And so this week’s moment of happiness despite the news.
It’s been a weird week. Have you ever found yourself caught up in an externally driven moment, a moment where you’re doing something that you tell yourself will make you happy, because the world would expect you to be happy? And yet something in you is saying, Stop! This isn’t me!
I found myself immersed in that this week.
My 60th birthday is coming up at the end of this month. I’d planned on spending it in Waldport, Oregon, in my favorite house in my favorite place in the world. I started putting the idea together in January, inviting my kids, reserving the house, getting airline tickets and a car rented. It made me look forward to a birthday I dreaded.
There’s just something about 60. I feel like I’m entering the final stretch, but that somehow, I missed some laps. I’m beginning to question if I will accomplish all that I set out to do, but in particular, the one life goal I set for myself when I was twelve years old, and still haven’t reached. I’m beginning to wonder if it’s impossible – or more clearly, if possibilities are disappearing from my life. If I was never capable of the goal to begin with.
Going to Oregon softened that for me. And then, of course, COVID took it away. I decided instead to go to an AirBnB on a lake in Illinois, but the city right next to it is now a hotspot, and so I canceled that too.
I think I was looking for a way to make my birthday special, and I was looking to the world to tell me what that could be. In literature, in television, in the movies, on Facebook and in other social media, people face momentous birthdays and they buy a car. A dream car. So I decided to trade in my cars and get a new one.
Here’s why this is crazy. I love my cars. My cars ARE my dream cars. I’ve written about my cars. I own a 2006 Chrysler 300C Hemi and a 2012 Chrysler 200 convertible. They’re named Hemi and Semi. And when I say I love them, I mean it.
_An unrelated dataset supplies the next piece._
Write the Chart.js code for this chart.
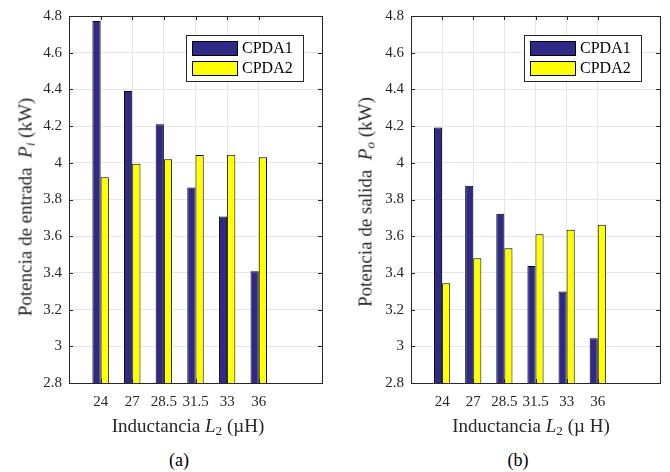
<!DOCTYPE html>
<html><head><meta charset="utf-8">
<script src="https://cdn.jsdelivr.net/npm/chart.js@4/dist/chart.umd.min.js"></script>
<style>
html,body{margin:0;padding:0;background:#fff;}
body{width:670px;height:472px;position:relative;overflow:hidden;font-family:"Liberation Serif","Times New Roman",serif;color:#262626;}
.wrap{position:absolute;top:0;width:335px;height:420px;}
.t{position:absolute;white-space:nowrap;font-size:19px;line-height:1;transform:translate(-50%,-50%);}
.yt{transform:translate(-50%,-50%) rotate(-90deg);}
.t sub{font-size:70%;vertical-align:-0.25em;line-height:0;}
.cap{font-size:18px;color:#000;}
</style></head>
<body>
<div class="wrap" style="left:0"><canvas id="ca" width="335" height="420"></canvas></div>
<div class="wrap" style="left:335px"><canvas id="cb" width="335" height="420"></canvas></div>

<div class="t" style="left:188px;top:425px">Inductancia <i>L</i><sub>2</sub> (µH)</div>
<div class="t" style="left:531px;top:425px">Inductancia <i>L</i><sub>2</sub> (µ H)</div>
<div class="t yt" style="left:25px;top:207px">Potencia de entrada&nbsp; <i>P</i><sub><i>i</i></sub> (kW)</div>
<div class="t yt" style="left:365px;top:202px">Potencia de salida&nbsp; <i>P</i><sub><i>o</i></sub> (kW)</div>
<div class="t cap" style="left:179px;top:460px">(a)</div>
<div class="t cap" style="left:518px;top:460px">(b)</div>

<script>
// ---- data ----
const categories = ['24','27','28.5','31.5','33','36'];
const seriesNames = ['CPDA1','CPDA2'];
const piCPDA1 = [4.773, 4.391, 4.210, 3.866, 3.708, 3.409];
const piCPDA2 = [3.921, 3.995, 4.019, 4.043, 4.044, 4.030];
const poCPDA1 = [4.193, 3.875, 3.723, 3.437, 3.298, 3.044];
const poCPDA2 = [3.343, 3.480, 3.534, 3.610, 3.635, 3.663];
const yTicks = [2.8, 3, 3.2, 3.4, 3.6, 3.8, 4, 4.2, 4.4, 4.6, 4.8];

// ---- styles ----
const seriesColors = ['#2f2a86', '#ffff00'];
const axisColor = '#262626';
const gridColor = '#e6e6e6';
const FONT = "'Liberation Serif', serif";
Chart.defaults.font.family = FONT;

// x axis runs 0..8 with the categories at 1..6
const labels = ['', ...categories, '', ''];
const pad = arr => [null, ...arr, null, null];
const catIdx = new Set(categories.map((c, i) => i + 1));

const boxPlugin = {
  id: 'boxAndTicks',
  afterDraw(chart) {
    const {ctx, chartArea: a, scales} = chart;
    ctx.save();
    ctx.strokeStyle = axisColor;
    ctx.lineWidth = 1;
    ctx.strokeRect(Math.round(a.left) + 0.5, Math.round(a.top) + 0.5,
                   Math.round(a.right - a.left), Math.round(a.bottom - a.top));
    const tl = 4;
    ctx.beginPath();
    scales.y.ticks.forEach(t => {
      const y = Math.round(scales.y.getPixelForValue(t.value)) + 0.5;
      ctx.moveTo(a.left, y); ctx.lineTo(a.left + tl, y);
      ctx.moveTo(a.right, y); ctx.lineTo(a.right - tl, y);
    });
    catIdx.forEach(i => {
      const x = Math.round(scales.x.getPixelForValue(i)) + 0.5;
      ctx.moveTo(x, a.bottom); ctx.lineTo(x, a.bottom - tl);
      ctx.moveTo(x, a.top); ctx.lineTo(x, a.top + tl);
    });
    ctx.stroke();
    ctx.restore();
  }
};

const legendPlugin = {
  id: 'insideLegend',
  afterDraw(chart) {
    const {ctx, chartArea: a} = chart;
    const w = 117, h = 46;
    const L = Math.round(a.right - 19 - w), T = Math.round(a.top + 19);
    ctx.save();
    ctx.fillStyle = '#fff';
    ctx.fillRect(L, T, w, h);
    ctx.strokeStyle = axisColor;
    ctx.lineWidth = 1;
    ctx.strokeRect(L + 0.5, T + 0.5, w, h);
    ctx.font = "16px 'Liberation Serif', serif";
    ctx.textBaseline = 'middle';
    ctx.textAlign = 'left';
    chart.data.datasets.forEach((ds, i) => {
      const sy = T + 6 + i * 20;
      ctx.fillStyle = ds.backgroundColor;
      ctx.fillRect(L + 6, sy, 45, 14);
      ctx.strokeStyle = '#000';
      ctx.strokeRect(L + 6.5, sy + 0.5, 45, 14);
      ctx.fillStyle = '#000';
      ctx.fillText(ds.label, L + 56, sy + 8);
    });
    ctx.restore();
  }
};

function makeChart(id, s1, s2, yAxisWidth, padRight) {
  return new Chart(document.getElementById(id), {
    type: 'bar',
    data: {
      labels: labels,
      datasets: [
        {label: seriesNames[0], data: pad(s1), backgroundColor: seriesColors[0], borderColor: '#000', borderWidth: 1},
        {label: seriesNames[1], data: pad(s2), backgroundColor: seriesColors[1], borderColor: '#000', borderWidth: 1}
      ]
    },
    options: {
      responsive: false,
      animation: false,
      devicePixelRatio: 1,
      layout: {padding: {left: 0, right: padRight, top: 16, bottom: 0}},
      datasets: {bar: {categoryPercentage: 0.52, barPercentage: 1.0}},
      plugins: {legend: {display: false}, tooltip: {enabled: false}, title: {display: false}},
      scales: {
        x: {
          type: 'category',
          offset: false,
          grid: {
            offset: false,
            drawTicks: false,
            color: ctx => catIdx.has(ctx.index) ? gridColor : 'rgba(0,0,0,0)',
            lineWidth: 1
          },
          border: {display: true, color: axisColor, width: 1},
          ticks: {
            autoSkip: false, maxRotation: 0, padding: 10,
            color: axisColor, font: {family: FONT, size: 15}
          },
          afterFit: s => { s.height = 37; }
        },
        y: {
          min: 2.8, max: 4.8,
          afterBuildTicks: s => { s.ticks = yTicks.map(v => ({value: v})); },
          grid: {drawTicks: false, color: gridColor, lineWidth: 1},
          border: {display: true, color: axisColor, width: 1},
          ticks: {
            padding: 7, color: axisColor, font: {family: FONT, size: 15},
            callback: v => String(v)
          },
          afterFit: s => { s.width = yAxisWidth; }
        }
      }
    },
    plugins: [boxPlugin, legendPlugin]
  });
}

function build() {
  makeChart('ca', piCPDA1, piCPDA2, 69, 13);
  makeChart('cb', poCPDA1, poCPDA2, 76, 8);
}
Promise.all([
  document.fonts.load("15px 'Liberation Serif'"),
  document.fonts.load("16px 'Liberation Serif'")
]).then(build, build);
</script>
</body></html>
I used to stop in the street and stare when a Chrysler 300 would pass. It always felt unreachable. About ten years ago, I reached, and Hemi came home. I call him my bodyguard. His seats adjust to me when I get in. The hemi engine provides me with great power. A little over a year ago, on the freeway, a car three up from me hit a deer. I didn’t see it because of an SUV in front of me. By the time the cars between me and the deer veered away, the only thing I could do was hit the dead deer. Hemi rode right over it. We felt the bump. But none of us were jarred or hurt. Hemi carried us smoothly to safety, and then he began to smoke. Most of Hemi’s undercarriage was torn apart. But my insurance company put him back together again. My insurance man called Hemi by name. I wept when I got him back.
Semi drove me back and forth every day to radiation. Top down, music up, he cheered me on as I went to each appointment, and he cheered me up on the way home. He was a four-wheeled partner through a difficult time.
And now I was trading them in, because it seemed like this was something that people do when they have momentous birthdays. They get a new car.
I found a beautiful BMW 430i. I drove my cars in one by one. As I handed over the keys, I sobbed. I told myself it would feel better when I drove home in the new car, complete with all the bells and whistles. Complete with the possibility for a new life, for realized dreams, for possibilities.
I didn’t feel better.
I drove the BMW home on Saturday afternoon. By Sunday, I was a wreck. I texted the dealer and I asked if I could return the car and get my own cars, the cars I love, back. And then I spent a sleepless night, waiting for their answer.
On Monday, they called me by 10:00. My cars were still there. I could have them back. That BMW couldn’t get me there fast enough. There was no Hemi under that hood.
After everything was exchanged, the dealer walked me out to the lot. The cars had been brought out and were parked, side by side.
“Oh, boys,” I said. “Oh, boys. There you are.”
And I drove them home. Several times on Monday, I looked out my window at Hemi. I opened the door to my garage and I peeked out at Semi. And I breathed a sigh of relief each time.
So what did I learn from this?
We have to honor our own versions of happiness. I was operating on what I believed would make most people happy – a new, shiny, state of the art car for a momentous birthday. But that just didn’t fit with who I am…it didn’t fit with how I feel or what makes my heart lift or what makes me smile or weep with joy. I went with a world view, over my own view.
What made me happy? Walking out of that dealer and seeing my two cars, my Hemi, my Semi, who have driven with me through some pretty rough times. Both cars have wrapped me with heated seats when I’ve been chilled (Semi even with the top down!). Both have driven me through silent roads on dark nights. Both have caused me to whoop with absolute joy at the beauty of our earth as I’ve crested a hill or swept around a curve.
Oh, boys. Oh, boys. There you are.
Maybe, in almost sixty years, I’ve learned to honor myself and my own heart.
And yes, that helps. Despite. Anyway.